Quote, without change, all of the lines that follow.

┌──

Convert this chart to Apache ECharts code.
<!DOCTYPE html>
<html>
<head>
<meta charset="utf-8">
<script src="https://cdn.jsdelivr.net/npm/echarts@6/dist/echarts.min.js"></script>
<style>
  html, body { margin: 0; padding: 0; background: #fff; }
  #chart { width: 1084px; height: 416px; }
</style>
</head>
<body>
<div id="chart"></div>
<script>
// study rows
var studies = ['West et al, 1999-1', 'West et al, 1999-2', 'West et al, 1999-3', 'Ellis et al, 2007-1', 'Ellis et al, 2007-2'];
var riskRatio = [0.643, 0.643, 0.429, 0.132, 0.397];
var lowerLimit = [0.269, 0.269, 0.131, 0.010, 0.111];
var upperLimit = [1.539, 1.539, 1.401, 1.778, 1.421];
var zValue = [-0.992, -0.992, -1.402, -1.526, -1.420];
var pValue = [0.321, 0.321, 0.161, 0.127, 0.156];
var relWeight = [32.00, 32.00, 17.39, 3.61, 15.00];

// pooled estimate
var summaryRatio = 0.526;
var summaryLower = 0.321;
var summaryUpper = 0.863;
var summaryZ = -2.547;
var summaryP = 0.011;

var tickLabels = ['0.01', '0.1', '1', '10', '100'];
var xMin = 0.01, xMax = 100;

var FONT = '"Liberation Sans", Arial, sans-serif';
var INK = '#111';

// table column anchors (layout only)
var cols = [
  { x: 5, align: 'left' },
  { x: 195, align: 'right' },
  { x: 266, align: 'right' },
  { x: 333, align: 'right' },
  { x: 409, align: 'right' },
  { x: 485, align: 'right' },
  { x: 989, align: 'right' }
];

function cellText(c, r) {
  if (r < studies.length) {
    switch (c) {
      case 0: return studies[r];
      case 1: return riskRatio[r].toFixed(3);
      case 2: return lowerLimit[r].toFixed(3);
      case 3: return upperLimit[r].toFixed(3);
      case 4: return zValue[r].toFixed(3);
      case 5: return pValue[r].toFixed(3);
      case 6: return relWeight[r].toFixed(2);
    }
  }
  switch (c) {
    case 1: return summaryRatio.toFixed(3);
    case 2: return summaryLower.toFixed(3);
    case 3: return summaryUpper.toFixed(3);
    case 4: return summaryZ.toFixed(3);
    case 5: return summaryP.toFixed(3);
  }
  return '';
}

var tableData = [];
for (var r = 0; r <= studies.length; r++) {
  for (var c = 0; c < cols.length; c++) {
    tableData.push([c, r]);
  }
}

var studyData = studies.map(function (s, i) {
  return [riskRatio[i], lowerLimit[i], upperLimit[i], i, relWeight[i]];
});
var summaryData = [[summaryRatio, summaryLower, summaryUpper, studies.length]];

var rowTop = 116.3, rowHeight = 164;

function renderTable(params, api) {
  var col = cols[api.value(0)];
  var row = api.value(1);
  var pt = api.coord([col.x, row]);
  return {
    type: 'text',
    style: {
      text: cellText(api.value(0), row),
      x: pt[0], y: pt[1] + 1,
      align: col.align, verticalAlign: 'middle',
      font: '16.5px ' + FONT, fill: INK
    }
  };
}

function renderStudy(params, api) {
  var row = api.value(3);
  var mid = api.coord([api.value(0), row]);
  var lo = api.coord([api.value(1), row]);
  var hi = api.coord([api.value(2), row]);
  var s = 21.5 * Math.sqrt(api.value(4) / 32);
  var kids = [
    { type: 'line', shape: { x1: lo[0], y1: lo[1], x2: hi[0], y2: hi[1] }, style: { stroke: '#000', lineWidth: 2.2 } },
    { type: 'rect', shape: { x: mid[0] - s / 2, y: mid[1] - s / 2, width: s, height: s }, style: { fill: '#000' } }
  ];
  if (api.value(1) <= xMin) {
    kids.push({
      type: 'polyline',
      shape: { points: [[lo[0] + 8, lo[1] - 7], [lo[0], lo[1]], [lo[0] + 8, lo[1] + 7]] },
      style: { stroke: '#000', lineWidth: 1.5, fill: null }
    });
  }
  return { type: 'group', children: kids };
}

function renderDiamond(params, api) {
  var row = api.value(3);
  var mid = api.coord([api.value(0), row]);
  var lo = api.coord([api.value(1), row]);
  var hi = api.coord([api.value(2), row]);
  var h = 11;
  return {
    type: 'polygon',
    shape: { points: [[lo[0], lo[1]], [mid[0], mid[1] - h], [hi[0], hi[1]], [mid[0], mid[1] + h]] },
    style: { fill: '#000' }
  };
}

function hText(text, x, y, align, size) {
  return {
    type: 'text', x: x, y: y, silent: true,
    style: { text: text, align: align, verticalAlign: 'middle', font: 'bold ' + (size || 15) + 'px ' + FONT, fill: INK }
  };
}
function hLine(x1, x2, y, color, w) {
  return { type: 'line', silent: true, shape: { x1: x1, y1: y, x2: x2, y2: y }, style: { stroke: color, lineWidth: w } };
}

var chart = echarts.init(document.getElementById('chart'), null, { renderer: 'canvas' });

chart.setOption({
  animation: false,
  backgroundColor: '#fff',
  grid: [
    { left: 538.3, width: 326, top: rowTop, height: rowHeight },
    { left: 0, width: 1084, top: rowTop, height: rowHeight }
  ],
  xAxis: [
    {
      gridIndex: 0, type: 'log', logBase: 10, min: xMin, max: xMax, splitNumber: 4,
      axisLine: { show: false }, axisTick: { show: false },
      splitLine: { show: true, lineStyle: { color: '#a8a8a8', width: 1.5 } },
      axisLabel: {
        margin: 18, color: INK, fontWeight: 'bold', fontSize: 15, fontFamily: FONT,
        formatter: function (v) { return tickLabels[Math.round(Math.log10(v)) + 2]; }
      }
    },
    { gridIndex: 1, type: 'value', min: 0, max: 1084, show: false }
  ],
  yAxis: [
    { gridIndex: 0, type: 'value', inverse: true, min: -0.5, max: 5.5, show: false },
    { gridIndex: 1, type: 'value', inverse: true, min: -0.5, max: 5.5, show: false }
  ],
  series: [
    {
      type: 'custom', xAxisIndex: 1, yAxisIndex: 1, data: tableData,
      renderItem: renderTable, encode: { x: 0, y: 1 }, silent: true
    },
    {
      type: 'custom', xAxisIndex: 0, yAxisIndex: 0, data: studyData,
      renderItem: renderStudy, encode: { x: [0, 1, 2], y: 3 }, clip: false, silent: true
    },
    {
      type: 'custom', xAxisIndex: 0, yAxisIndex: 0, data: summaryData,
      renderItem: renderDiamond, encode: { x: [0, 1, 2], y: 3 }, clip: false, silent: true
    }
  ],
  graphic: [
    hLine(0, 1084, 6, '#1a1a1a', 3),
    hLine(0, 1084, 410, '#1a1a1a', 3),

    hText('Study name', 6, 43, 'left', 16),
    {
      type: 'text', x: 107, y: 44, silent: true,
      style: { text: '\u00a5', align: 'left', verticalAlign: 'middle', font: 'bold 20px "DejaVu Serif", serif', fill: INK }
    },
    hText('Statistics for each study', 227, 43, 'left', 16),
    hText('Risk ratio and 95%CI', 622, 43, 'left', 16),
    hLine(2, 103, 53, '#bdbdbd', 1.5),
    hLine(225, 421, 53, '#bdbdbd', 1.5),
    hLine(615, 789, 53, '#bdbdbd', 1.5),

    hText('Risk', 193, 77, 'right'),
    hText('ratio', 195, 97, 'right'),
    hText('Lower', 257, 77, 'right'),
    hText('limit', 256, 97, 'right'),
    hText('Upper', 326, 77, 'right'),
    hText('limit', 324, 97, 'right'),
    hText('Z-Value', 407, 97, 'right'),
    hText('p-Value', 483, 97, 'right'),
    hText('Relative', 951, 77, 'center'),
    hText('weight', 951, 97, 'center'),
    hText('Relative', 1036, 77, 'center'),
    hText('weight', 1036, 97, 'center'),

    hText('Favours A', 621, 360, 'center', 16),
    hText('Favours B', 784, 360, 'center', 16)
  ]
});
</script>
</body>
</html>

└──

**Exercise output**
Convert this chart to Apache ECharts code.
<!DOCTYPE html>
<html>
<head>
<meta charset="utf-8">
<script src="https://cdn.jsdelivr.net/npm/echarts@6/dist/echarts.min.js"></script>
<style>
  html, body { margin: 0; padding: 0; background: #fff; }
  #chart { width: 1084px; height: 416px; }
</style>
</head>
<body>
<div id="chart"></div>
<script>
// study rows
var studies = ['West et al, 1999-1', 'West et al, 1999-2', 'West et al, 1999-3', 'Ellis et al, 2007-1', 'Ellis et al, 2007-2'];
var riskRatio = [0.643, 0.643, 0.429, 0.132, 0.397];
var lowerLimit = [0.269, 0.269, 0.131, 0.010, 0.111];
var upperLimit = [1.539, 1.539, 1.401, 1.778, 1.421];
var zValue = [-0.992, -0.992, -1.402, -1.526, -1.420];
var pValue = [0.321, 0.321, 0.161, 0.127, 0.156];
var relWeight = [32.00, 32.00, 17.39, 3.61, 15.00];

// pooled estimate
var summaryRatio = 0.526;
var summaryLower = 0.321;
var summaryUpper = 0.863;
var summaryZ = -2.547;
var summaryP = 0.011;

var tickLabels = ['0.01', '0.1', '1', '10', '100'];
var xMin = 0.01, xMax = 100;

var FONT = '"Liberation Sans", Arial, sans-serif';
var INK = '#111';

// table column anchors (layout only)
var cols = [
  { x: 5, align: 'left' },
  { x: 195, align: 'right' },
  { x: 266, align: 'right' },
  { x: 333, align: 'right' },
  { x: 409, align: 'right' },
  { x: 485, align: 'right' },
  { x: 989, align: 'right' }
];

function cellText(c, r) {
  if (r < studies.length) {
    switch (c) {
      case 0: return studies[r];
      case 1: return riskRatio[r].toFixed(3);
      case 2: return lowerLimit[r].toFixed(3);
      case 3: return upperLimit[r].toFixed(3);
      case 4: return zValue[r].toFixed(3);
      case 5: return pValue[r].toFixed(3);
      case 6: return relWeight[r].toFixed(2);
    }
  }
  switch (c) {
    case 1: return summaryRatio.toFixed(3);
    case 2: return summaryLower.toFixed(3);
    case 3: return summaryUpper.toFixed(3);
    case 4: return summaryZ.toFixed(3);
    case 5: return summaryP.toFixed(3);
  }
  return '';
}

var tableData = [];
for (var r = 0; r <= studies.length; r++) {
  for (var c = 0; c < cols.length; c++) {
    tableData.push([c, r]);
  }
}

var studyData = studies.map(function (s, i) {
  return [riskRatio[i], lowerLimit[i], upperLimit[i], i, relWeight[i]];
});
var summaryData = [[summaryRatio, summaryLower, summaryUpper, studies.length]];

var rowTop = 116.3, rowHeight = 164;

function renderTable(params, api) {
  var col = cols[api.value(0)];
  var row = api.value(1);
  var pt = api.coord([col.x, row]);
  return {
    type: 'text',
    style: {
      text: cellText(api.value(0), row),
      x: pt[0], y: pt[1] + 1,
      align: col.align, verticalAlign: 'middle',
      font: '16.5px ' + FONT, fill: INK
    }
  };
}

function renderStudy(params, api) {
  var row = api.value(3);
  var mid = api.coord([api.value(0), row]);
  var lo = api.coord([api.value(1), row]);
  var hi = api.coord([api.value(2), row]);
  var s = 21.5 * Math.sqrt(api.value(4) / 32);
  var kids = [
    { type: 'line', shape: { x1: lo[0], y1: lo[1], x2: hi[0], y2: hi[1] }, style: { stroke: '#000', lineWidth: 2.2 } },
    { type: 'rect', shape: { x: mid[0] - s / 2, y: mid[1] - s / 2, width: s, height: s }, style: { fill: '#000' } }
  ];
  if (api.value(1) <= xMin) {
    kids.push({
      type: 'polyline',
      shape: { points: [[lo[0] + 8, lo[1] - 7], [lo[0], lo[1]], [lo[0] + 8, lo[1] + 7]] },
      style: { stroke: '#000', lineWidth: 1.5, fill: null }
    });
  }
  return { type: 'group', children: kids };
}

function renderDiamond(params, api) {
  var row = api.value(3);
  var mid = api.coord([api.value(0), row]);
  var lo = api.coord([api.value(1), row]);
  var hi = api.coord([api.value(2), row]);
  var h = 11;
  return {
    type: 'polygon',
    shape: { points: [[lo[0], lo[1]], [mid[0], mid[1] - h], [hi[0], hi[1]], [mid[0], mid[1] + h]] },
    style: { fill: '#000' }
  };
}

function hText(text, x, y, align, size) {
  return {
    type: 'text', x: x, y: y, silent: true,
    style: { text: text, align: align, verticalAlign: 'middle', font: 'bold ' + (size || 15) + 'px ' + FONT, fill: INK }
  };
}
function hLine(x1, x2, y, color, w) {
  return { type: 'line', silent: true, shape: { x1: x1, y1: y, x2: x2, y2: y }, style: { stroke: color, lineWidth: w } };
}

var chart = echarts.init(document.getElementById('chart'), null, { renderer: 'canvas' });

chart.setOption({
  animation: false,
  backgroundColor: '#fff',
  grid: [
    { left: 538.3, width: 326, top: rowTop, height: rowHeight },
    { left: 0, width: 1084, top: rowTop, height: rowHeight }
  ],
  xAxis: [
    {
      gridIndex: 0, type: 'log', logBase: 10, min: xMin, max: xMax, splitNumber: 4,
      axisLine: { show: false }, axisTick: { show: false },
      splitLine: { show: true, lineStyle: { color: '#a8a8a8', width: 1.5 } },
      axisLabel: {
        margin: 18, color: INK, fontWeight: 'bold', fontSize: 15, fontFamily: FONT,
        formatter: function (v) { return tickLabels[Math.round(Math.log10(v)) + 2]; }
      }
    },
    { gridIndex: 1, type: 'value', min: 0, max: 1084, show: false }
  ],
  yAxis: [
    { gridIndex: 0, type: 'value', inverse: true, min: -0.5, max: 5.5, show: false },
    { gridIndex: 1, type: 'value', inverse: true, min: -0.5, max: 5.5, show: false }
  ],
  series: [
    {
      type: 'custom', xAxisIndex: 1, yAxisIndex: 1, data: tableData,
      renderItem: renderTable, encode: { x: 0, y: 1 }, silent: true
    },
    {
      type: 'custom', xAxisIndex: 0, yAxisIndex: 0, data: studyData,
      renderItem: renderStudy, encode: { x: [0, 1, 2], y: 3 }, clip: false, silent: true
    },
    {
      type: 'custom', xAxisIndex: 0, yAxisIndex: 0, data: summaryData,
      renderItem: renderDiamond, encode: { x: [0, 1, 2], y: 3 }, clip: false, silent: true
    }
  ],
  graphic: [
    hLine(0, 1084, 6, '#1a1a1a', 3),
    hLine(0, 1084, 410, '#1a1a1a', 3),

    hText('Study name', 6, 43, 'left', 16),
    {
      type: 'text', x: 107, y: 44, silent: true,
      style: { text: '\u00a5', align: 'left', verticalAlign: 'middle', font: 'bold 20px "DejaVu Serif", serif', fill: INK }
    },
    hText('Statistics for each study', 227, 43, 'left', 16),
    hText('Risk ratio and 95%CI', 622, 43, 'left', 16),
    hLine(2, 103, 53, '#bdbdbd', 1.5),
    hLine(225, 421, 53, '#bdbdbd', 1.5),
    hLine(615, 789, 53, '#bdbdbd', 1.5),

    hText('Risk', 193, 77, 'right'),
    hText('ratio', 195, 97, 'right'),
    hText('Lower', 257, 77, 'right'),
    hText('limit', 256, 97, 'right'),
    hText('Upper', 326, 77, 'right'),
    hText('limit', 324, 97, 'right'),
    hText('Z-Value', 407, 97, 'right'),
    hText('p-Value', 483, 97, 'right'),
    hText('Relative', 951, 77, 'center'),
    hText('weight', 951, 97, 'center'),
    hText('Relative', 1036, 77, 'center'),
    hText('weight', 1036, 97, 'center'),

    hText('Favours A', 621, 360, 'center', 16),
    hText('Favours B', 784, 360, 'center', 16)
  ]
});
</script>
</body>
</html>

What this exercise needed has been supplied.